DVD Name Ep # Release Date
The Complete First Season 18 March 29, 2016
The Complete Second Season 18 July 12, 2016
The Complete Third Season 18 March 21, 2017
The Complete Thirteenth Season 26 October 3, 2017
The Complete Fourteenth Season 26 January 2, 2018

Restoration

Paul Korver's company Cinelicious in Hollywood was part of the restoration of the TV series Death Valley Days, restoring 458 half-hour film episodes. Cinelicious worked with US Borax Film Archives and Rio Tinto Group in preserving the TV series. The 16mm, and 35 mm film of Death Valley Days was scanned at 4K resolution for film preservation on a Scanity starting in 2013.[382][383]

Rebroadcasts

Some episodes of the series were re-run with different sponsorship under the title The Pioneers.[384]

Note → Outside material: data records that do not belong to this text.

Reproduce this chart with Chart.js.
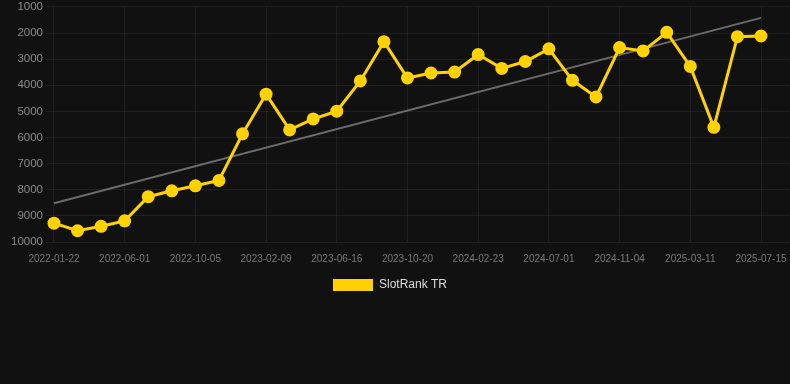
<!DOCTYPE html>
<html>
<head>
<meta charset="utf-8">
<script src="https://cdn.jsdelivr.net/npm/chart.js@4"></script>
<style>
  html, body { margin: 0; padding: 0; background: #111111; overflow: hidden; }
  #wrap { width: 790px; height: 304px; margin-top: -3px; }
</style>
</head>
<body>
<div id="wrap"><canvas id="rankChart"></canvas></div>
<script>
const dates = [
  "2022-01-22", "2022-03-06", "2022-04-18", "2022-06-01", "2022-07-13",
  "2022-08-24", "2022-10-05", "2022-11-17", "2022-12-29", "2023-02-09",
  "2023-03-24", "2023-05-05", "2023-06-16", "2023-07-28", "2023-09-08",
  "2023-10-20", "2023-12-01", "2024-01-12", "2024-02-23", "2024-04-06",
  "2024-05-19", "2024-07-01", "2024-08-12", "2024-09-23", "2024-11-04",
  "2024-12-16", "2025-01-27", "2025-03-11", "2025-04-22", "2025-06-03",
  "2025-07-15",
];

const rankTR = [
  9280, 9570, 9400, 9190, 8265, 8040, 7850, 7645, 5860, 4340,
  5710, 5290, 4990, 3835, 2330, 3720, 3530, 3495, 2825, 3355,
  3090, 2605, 3810, 4445, 2555, 2685, 1975, 3280, 5610, 2140,
  2115,
];

// trend line: only the two ends are known, the rest is spanned
const trend = dates.map(() => null);
trend[0] = 8520;
trend[trend.length - 1] = 1420;

const yTicks = [1000, 2000, 3000, 4000, 5000, 6000, 7000, 8000, 9000, 10000];

const gridColor = "rgba(255,255,255,0.06)";
const fontFam = "Arial, 'Liberation Sans', sans-serif";

// legend sits a bit left of the canvas centre in the original
const legendShift = {
  id: "legendShift",
  afterLayout(chart) {
    if (chart.legend) {
      chart.legend.left -= 9;
      chart.legend.right -= 9;
    }
  },
};

const ctx = document.getElementById("rankChart").getContext("2d");

const chart = new Chart(ctx, {
  type: "line",
  data: {
    labels: dates,
    datasets: [
      {
        label: "SlotRank TR",
        data: rankTR,
        borderColor: "#ffd200",
        backgroundColor: "#ffd200",
        borderWidth: 3,
        pointRadius: 5,
        pointHoverRadius: 6,
        pointBackgroundColor: "#ffd200",
        pointBorderColor: "#ffd200",
        tension: 0,
        order: 1,
      },
      {
        label: "trend",
        data: trend,
        borderColor: "#6b6b6b",
        borderWidth: 2,
        pointRadius: 0,
        spanGaps: true,
        order: 2,
      },
    ],
  },
  plugins: [legendShift],
  options: {
    responsive: true,
    maintainAspectRatio: false,
    animation: false,
    layout: { padding: { left: 8, top: 0, right: 0, bottom: 0 } },
    plugins: {
      tooltip: { enabled: false },
      legend: {
        position: "bottom",
        labels: {
          boxWidth: 40,
          boxHeight: 12,
          padding: 11,
          color: "#dddddd",
          font: { size: 12, family: fontFam },
          filter: (item) => item.text === "SlotRank TR",
          generateLabels: (c) =>
            Chart.defaults.plugins.legend.labels.generateLabels(c).map((it) => ({ ...it, lineWidth: 0 })),
        },
      },
    },
    scales: {
      x: {
        offset: false,
        grid: { color: gridColor, tickLength: 8, tickColor: "transparent" },
        border: { display: false },
        ticks: {
          color: "#7a7a7a",
          padding: 3,
          font: { size: 10, family: fontFam },
          maxRotation: 0,
          autoSkip: true,
          callback: function (val, i) {
            return i % 3 === 0 ? this.getLabelForValue(val) : null;
          },
        },
      },
      y: {
        reverse: true,
        min: yTicks[0],
        max: yTicks[yTicks.length - 1],
        grid: { color: gridColor, tickLength: 8 },
        border: { display: false },
        afterBuildTicks: (axis) => { axis.ticks = yTicks.map((v) => ({ value: v })); },
        ticks: {
          color: "#8c8c8c",
          font: { size: 11.5, family: fontFam },
          callback: (v) => v,
        },
      },
      yRight: {
        position: "right",
        reverse: true,
        min: yTicks[0],
        max: yTicks[yTicks.length - 1],
        afterBuildTicks: (axis) => { axis.ticks = yTicks.map((v) => ({ value: v })); },
        grid: { color: gridColor, drawOnChartArea: false, tickLength: 29 },
        border: { display: false },
        ticks: { display: false },
      },
    },
  },
});
</script>
</body>
</html>
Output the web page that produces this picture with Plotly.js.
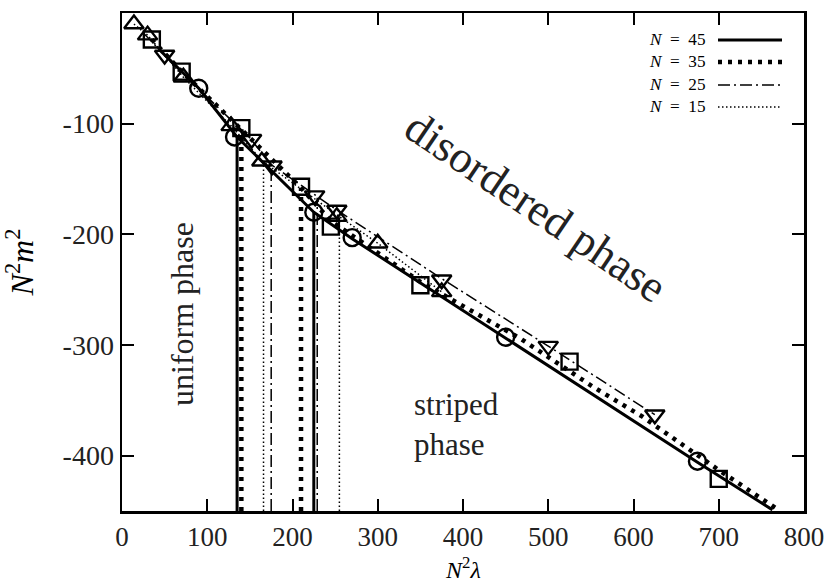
<!DOCTYPE html>
<html>
<head>
<meta charset="utf-8">
<script src="https://cdn.plot.ly/plotly-3.0.1.min.js"></script>
<style>
html,body{margin:0;padding:0;background:#fff;}
#chart{width:830px;height:585px;}
</style>
</head>
<body>
<div id="chart"></div>
<script>
// ---- data ----
const seriesNames = ['N = 45', 'N = 35', 'N = 25', 'N = 15'];

// curves
const curve45X = [45, 90, 135, 180, 225, 270, 450, 675, 763];
const curve45Y = [-34, -68, -112, -146, -180, -204, -294, -406, -449];
const curve35X = [35, 70, 105, 140, 175, 210, 245, 280, 350, 467, 553, 611, 700, 768];
const curve35Y = [-24, -53, -79, -105, -132, -158, -188, -206, -243, -294, -338, -365, -413, -448];
const curve25X = [25, 50, 100, 150, 175, 225, 250, 375, 500, 625];
const curve25Y = [-18, -38, -76, -113, -137, -164, -177, -240, -301, -363];
const curve15X = [14, 30, 72, 128, 165, 255, 300, 375];
const curve15Y = [-10, -20, -58, -102, -134, -184, -208, -252];

// markers
const circleX = [90, 132, 225, 270, 450, 675];
const circleY = [-68, -112, -180, -203, -293, -405];
const squareX = [35, 70, 140, 210, 245, 350, 525, 700];
const squareY = [-24, -53, -104, -157, -193, -246, -315, -421];
const triDownX = [50, 152, 176, 226, 252, 375, 500, 625];
const triDownY = [-38, -114, -138, -165, -178, -241, -301, -363];
const triUpX = [14, 30, 72, 128, 164, 252, 300, 375];
const triUpY = [-10, -20, -58, -102, -134, -184, -208, -252];

// phase-transition vertical lines
const trans45X = [135, 225], trans45Top = [-112, -180];
const trans35X = [140, 210], trans35Top = [-105, -158];
const trans25X = [175, 229], trans25Top = [-137, -167];
const trans15X = [166, 255], trans15Top = [-134, -184];
const yBottom = -450;

// axis ticks
const xTickVals = [0, 100, 200, 300, 400, 500, 600, 700, 800];
const xTickText = ['0', '100', '200', '300', '400', '500', '600', '700', '800'];
const yTickVals = [0, -100, -200, -300, -400];
const yTickText = ['0', '-100', '-200', '-300', '-400'];

// ---- styles ----
const styles = [
  {width: 3, dash: 'solid'},
  {width: 4.5, dash: '4px,6px'},
  {width: 1.5, dash: '12px,4px,2px,4px'},
  {width: 1.5, dash: '1.5px,2.5px'}
];

function vlines(xs, tops) {
  const x = [], y = [];
  xs.forEach((v, i) => { x.push(v, v, null); y.push(yBottom, tops[i], null); });
  return {x, y};
}

const traces = [];
const trans = [[trans45X, trans45Top], [trans35X, trans35Top], [trans25X, trans25Top], [trans15X, trans15Top]];
trans.forEach((t, i) => {
  const v = vlines(t[0], t[1]);
  traces.push({x: v.x, y: v.y, mode: 'lines', showlegend: false, hoverinfo: 'skip',
    line: {color: '#000', width: styles[i].width, dash: styles[i].dash}});
});
const curves = [[curve45X, curve45Y], [curve35X, curve35Y], [curve25X, curve25Y], [curve15X, curve15Y]];
curves.forEach((c, i) => {
  traces.push({x: c[0], y: c[1], mode: 'lines', name: seriesNames[i], showlegend: false,
    line: {color: '#000', width: styles[i].width, dash: styles[i].dash}});
});
const markerSets = [
  [circleX, circleY, 'circle-open', 17],
  [squareX, squareY, 'square-open', 16],
  [triDownX, triDownY, 'triangle-down-open', 17],
  [triUpX, triUpY, 'triangle-up-open', 17]
];
markerSets.forEach((m) => {
  traces.push({x: m[0], y: m[1], mode: 'markers', showlegend: false,
    marker: {symbol: m[2], size: m[3], color: '#000', line: {color: '#000', width: 2.4}}});
});

const serif = "'Liberation Serif', 'Times New Roman', serif";

// legend (drawn manually: text on the left, line sample on the right)
const px = (p) => (p - 122) / 682;
const py = (p) => (511 - p) / 498;
const legendY = [40, 62, 85, 107];
const annotations = [];
const shapes = [];
annotations.push({xref: 'paper', yref: 'paper', x: px(707), y: py(73.5),
  xanchor: 'right', yanchor: 'middle', align: 'right', showarrow: false, borderpad: 0,
  text: seriesNames.map(n => '<i>N</i>  =  ' + n.split('= ')[1]).join('<br>'),
  font: {family: serif, size: 17.2, color: '#000'}});
seriesNames.forEach((n, i) => {
  shapes.push({type: 'line', xref: 'paper', yref: 'paper', x0: px(718), x1: px(782),
    y0: py(legendY[i]), y1: py(legendY[i]),
    line: {color: '#000', width: styles[i].width, dash: styles[i].dash}});
});

annotations.push({xref: 'paper', yref: 'paper', x: px(536), y: py(207), xanchor: 'center', yanchor: 'middle',
  showarrow: false, textangle: 34, text: 'disordered phase', font: {family: serif, size: 45, color: '#222'}});
annotations.push({xref: 'paper', yref: 'paper', x: px(182), y: py(314), xanchor: 'center', yanchor: 'middle',
  showarrow: false, textangle: -90, text: 'uniform phase', font: {family: serif, size: 32, color: '#222'}});
annotations.push({xref: 'paper', yref: 'paper', x: px(412), y: py(424), xanchor: 'left', yanchor: 'middle',
  showarrow: false, align: 'left', text: 'striped<br>phase', font: {family: serif, size: 31, color: '#222'}});
// x-axis title
annotations.push({xref: 'paper', yref: 'paper', x: px(463), y: py(584), xanchor: 'center', yanchor: 'bottom',
  showarrow: false, borderpad: 0, text: '<i>N</i><sup>2</sup><i>λ</i>', font: {family: serif, size: 24, color: '#000'}});

const axisCommon = {
  showgrid: false, zeroline: false, showline: true, linecolor: '#000', linewidth: 2.5,
  mirror: 'ticks', ticks: 'inside', ticklen: 12, tickwidth: 2, tickcolor: '#000',
  tickfont: {family: serif, size: 28, color: '#222'}
};

const layout = {
  width: 830, height: 585,
  margin: {l: 122, r: 26, t: 13, b: 74},
  paper_bgcolor: '#fff', plot_bgcolor: '#fff',
  showlegend: false,
  xaxis: Object.assign({}, axisCommon, {
    range: [0, 800], tickmode: 'array', tickvals: xTickVals, ticktext: xTickText,
    tickfont: {family: serif, size: 27, color: '#222'}
  }),
  yaxis: Object.assign({}, axisCommon, {
    range: [-450, 0], tickmode: 'array', tickvals: yTickVals, ticktext: yTickText,
    title: {text: '<i>N</i><sup>2</sup><i>m</i><sup>2</sup>', font: {family: serif, size: 32, color: '#000'}, standoff: 20}
  }),
  annotations: annotations,
  shapes: shapes
};

Plotly.newPlot('chart', traces, layout, {displayModeBar: false, staticPlot: true});
</script>
</body>
</html>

The restored TV series is currently broadcast on the Grit network in the United States.[385]

Two episodes of Death Valley Days are shown weekdays beginning at 6:35 p.m. Eastern on the Encore Westerns Channel.

Awards and nominations

Year Award Result Category Recipient
1955 Emmy Award Nominated Best Western or Adventure Series
1961 Western Heritage Awards Won Best Factual Television Program Ruth Woodman and Nat Perrin (For episode "The Great Lounsberry Scoop")

In the 1955–1956 season, NBC offered Frontier, an anthology Western series similar to Death Valley Days hosted by Walter Coy. Though Frontier, a springboard for the Western actor Jack Elam, was nominated for an Emmy Award, it was cancelled after a single season.